There is one other parish in Providence where the Extraordinary Form is available — Holy Name of Jesus Church on the East Side of Providence. But Holy Name also offers Mass in the Ordinary Form. At St. Mary’s all Masses and other sacraments are offered according to the traditional rite before the reform of the liturgy in the 1960s.
At St. Mary’s, the 10 a.m. Sunday Mass drew an estimated 145 congregants from around Rhode Island and as far as the Worcester area and Cape Cod in Massachusetts.
One commuter was Antony Vernaglia, 77, a Rhode Island native who now lives in Uxbridge, Massachusetts. He said he grew up with the Latin Mass. “When they stopped it, I lost something that was dear to me,” Vernaglia said. He said it was “nice to see it back,” comparing it to the return of an “old friend.”

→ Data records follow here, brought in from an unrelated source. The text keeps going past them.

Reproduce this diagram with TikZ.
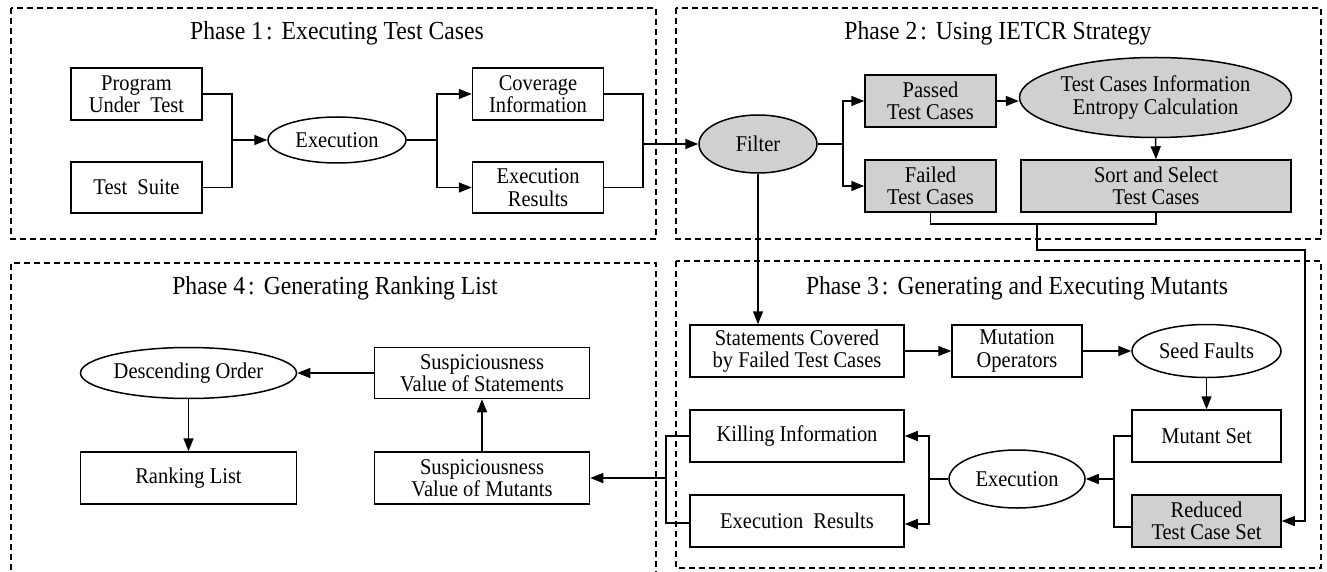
\documentclass[tikz,border=0pt]{standalone}
\usepackage{fontspec}
\setmainfont{Liberation Serif}
\newfontfamily\nfont[FakeStretch=0.91]{Liberation Serif}
\usetikzlibrary{arrows.meta,shapes.geometric}
\definecolor{boxgray}{RGB}{208,208,208}
\tikzset{
  box/.style={draw=black, line width=1.5pt, rectangle, align=center, inner sep=0pt,
    font=\nfont\fontsize{22.5}{22.5}\selectfont},
  oval/.style={draw=black, line width=1.5pt, ellipse, align=center, inner sep=0pt,
    font=\nfont\fontsize{22.5}{22.5}\selectfont},
  shaded/.style={fill=boxgray},
  title/.style={font=\nfont\fontsize{26}{27}\selectfont, inner sep=0pt},
  phase/.style={draw=black, line width=1.2pt, dash pattern=on 6pt off 4pt},
  conn/.style={draw=black, line width=1.5pt},
  arr/.style={conn, -{Triangle[length=13pt,width=10pt]}}
}
\begin{document}
\begin{tikzpicture}[x=1pt, y=-1pt]
\useasboundingbox (0,0) rectangle (1327,572);
% phase frames
\draw[phase] (11,8) rectangle (656,239);
\draw[phase] (676,8) rectangle (1321,239);
\draw[phase] (11,590) -- (11,263) -- (656,263) -- (656,590);
\draw[phase] (676,261) rectangle (1321,568);
% titles
\node[title] (t1) at (337,33) {Phase 1\hspace{3pt}:\hspace{9pt}Executing Test Cases};
\node[title] (t2) at (998,33) {Phase 2\hspace{3pt}:\hspace{9pt}Using IETCR Strategy};
\node[title] (t3) at (1017,288) {Phase 3\hspace{3pt}:\hspace{9pt}Generating and Executing Mutants};
\node[title] (t4) at (335,288) {Phase 4\hspace{3pt}:\hspace{9pt}Generating Ranking List};
% Phase 1
\node[box, minimum width=131pt, minimum height=52pt] (prog) at (136.5,94) {Program\\Under\ \ Test};
\node[box, minimum width=131pt, minimum height=51pt] (suite) at (136.5,187.5) {Test\ \ Suite};
\node[oval, minimum width=138pt, minimum height=46pt] (exec1) at (337,140) {Execution};
\node[box, minimum width=131pt, minimum height=52pt] (cov) at (538,94) {Coverage\\Information};
\node[box, minimum width=131pt, minimum height=51pt] (res1) at (538,187.5) {Execution\\Results};
% Phase 2
\node[oval, shaded, minimum width=118pt, minimum height=58pt] (filter) at (758,144) {Filter};
\node[box, shaded, minimum width=131pt, minimum height=52pt] (passed) at (930.5,101) {Passed\\Test Cases};
\node[box, shaded, minimum width=131pt, minimum height=52pt] (failed) at (930.5,186) {Failed\\Test Cases};
\node[oval, shaded, minimum width=272pt, minimum height=80pt] (entropy) at (1155.5,97.5) {Test Cases Information\\Entropy Calculation};
\node[box, shaded, minimum width=270pt, minimum height=52pt] (sort) at (1156,186) {Sort and Select\\Test Cases};
% Phase 3
\node[box, minimum width=214pt, minimum height=52pt] (stmt) at (797,351) {Statements Covered\\by Failed Test Cases};
\node[box, minimum width=130pt, minimum height=52pt] (mut) at (1017,351) {Mutation\\Operators};
\node[oval, minimum width=149pt, minimum height=53pt] (seed) at (1206.5,351) {Seed Faults};
\node[box, minimum width=149pt, minimum height=52pt] (mset) at (1206.5,436) {Mutant Set};
\node[box, shaded, minimum width=149pt, minimum height=52pt] (reduced) at (1206.5,521) {Reduced\\Test Case Set};
\node[oval, minimum width=136pt, minimum height=58pt] (exec3) at (1017,479) {Execution};
\node[box, minimum width=214pt, minimum height=52pt] (kill) at (797,436) {Killing Information};
\node[box, minimum width=214pt, minimum height=52pt] (res3) at (797,521) {Execution\ \ Results};
% Phase 4
\node[oval, minimum width=216pt, minimum height=51pt] (desc) at (188.5,373) {Descending Order};
\node[box, minimum width=216pt, minimum height=52pt] (rank) at (188.5,478) {Ranking List};
\node[box, minimum width=215pt, minimum height=51pt] (sstat) at (482,373) {Suspiciousness\\Value of Statements};
\node[box, minimum width=215pt, minimum height=52pt] (smut) at (482,478) {Suspiciousness\\Value of Mutants};
% junction coordinates
\coordinate (j1) at (232,140);
\coordinate (j2) at (437,140);
\coordinate (j3) at (643,144);
\coordinate (j4) at (843,144);
\coordinate (j5) at (1037,224);
\coordinate (c1) at (1305,250);
\coordinate (j6) at (1114,479);
\coordinate (j7) at (929,479);
\coordinate (j8) at (666,478);
% Phase 1 connectors
\draw[conn] (prog.east) -| (j1);
\draw[conn] (suite.east) -| (j1);
\draw[arr] (j1) -- (exec1.west);
\draw[conn] (exec1.east) -- (j2);
\draw[arr] (j2) |- (cov.west);
\draw[arr] (j2) |- (res1.west);
\draw[conn] (cov.east) -| (j3);
\draw[conn] (res1.east) -| (j3);
\draw[arr] (j3) -- (filter.west);
% Phase 2 connectors
\draw[conn] (filter.east) -- (j4);
\draw[arr] (j4) |- (passed.west);
\draw[arr] (j4) |- (failed.west);
\draw[arr] (passed.east) -- (passed.east -| entropy.west);
\draw[arr] (entropy.south) -- (sort.north);
\draw[conn] (failed.south) |- (j5);
\draw[conn] (sort.south) |- (j5);
\draw[arr] (j5) |- (c1) |- (reduced.east);
\draw[arr] (filter.south) -- (filter.south |- stmt.north);
% Phase 3 connectors
\draw[arr] (stmt.east) -- (mut.west);
\draw[arr] (mut.east) -- (seed.west);
\draw[arr] (seed.south) -- (mset.north);
\draw[conn] (mset.west) -| (j6);
\draw[conn] ([yshift=-6pt]reduced.west) -| (j6);
\draw[arr] (j6) -- (exec3.east);
\draw[conn] (exec3.west) -- (j7);
\draw[arr] (j7) |- (kill.east);
\draw[arr] (j7) |- ([yshift=-3pt]res3.east);
\draw[conn] (kill.west) -| (j8);
\draw[conn] ([yshift=-2pt]res3.west) -| (j8);
\draw[arr] (j8) -- (smut.east);
% Phase 4 connectors
\draw[arr] (sstat.west) -- (desc.east);
\draw[arr] (desc.south) -- (rank.north);
\draw[arr] (smut.north) -- (sstat.south);
\end{tikzpicture}
\end{document}
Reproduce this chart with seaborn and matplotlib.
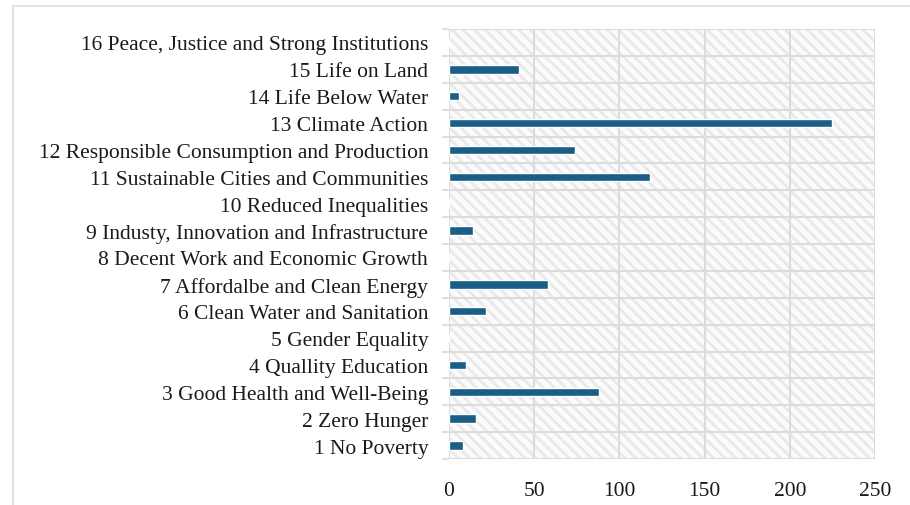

Ryan Gary, who recently relocated to Rhode Island to attend Roger Williams University School of Law, said he encounters something in the Extraordinary Form that he doesn’t in the Ordinary Form. “I’m grateful to have the Latin Mass because I’ve been to the Novus Ordo,” he said. “There’s something missing. There’s something about the Latin rite — it’s hard to describe.”
Evan Cornell drives down with his wife Amanda and three young children from Sandwich, Massachusetts, to experience the Extraordinary Form and the other benefits of attending a parish overseen by the FSSP.
“Most people who come here are here because they want to be Catholic in the entirety of their lives and that’s what we want,” Cornell said. “A fraternity parish makes it really easy to live a fully authentic Catholic life at home but also in the parish.”
He and his wife agreed that there is “something different” about being in a parish led by the FSSP. Cornell said it was the way the fraternity parishes “pull parishioners in holiness towards Christ.”
FSSP parishes place particular emphasis on education and the liturgy, according to Father John Berg, FSSP, the new pastor at St. Mary’s and a former superior general of the fraternity. The liturgy he said forms our idea of God and understanding of what it means to be Catholic. The FSSP also has a strong educational bent and sermons tend to be longer, diving into questions or morality or doctrine in order to better equip parishioners to explain their faith in a secular society, Father Berg said.
Father Berg expects that the parish will continue to grow as word of mouth spreads. “But we’ve been really happy with the response so far,” he added.
Catholics who aren’t used to the Extraordinary Form sometimes need time to “get a taste for it.” The use of Latin can also make it hard for newcomers to feel like they can’t follow, according to Father Berg.
But Catholics shouldn’t let that stop them from attending the Latin Mass. “It’s best just to attend and to see and to observe and to watch the adoration which is taking place,” Father Berg said.
In both the Ordinary and Extraordinary Form of the Roman Rite, signs and symbols during Mass are an important means of communicating the reality of the faith.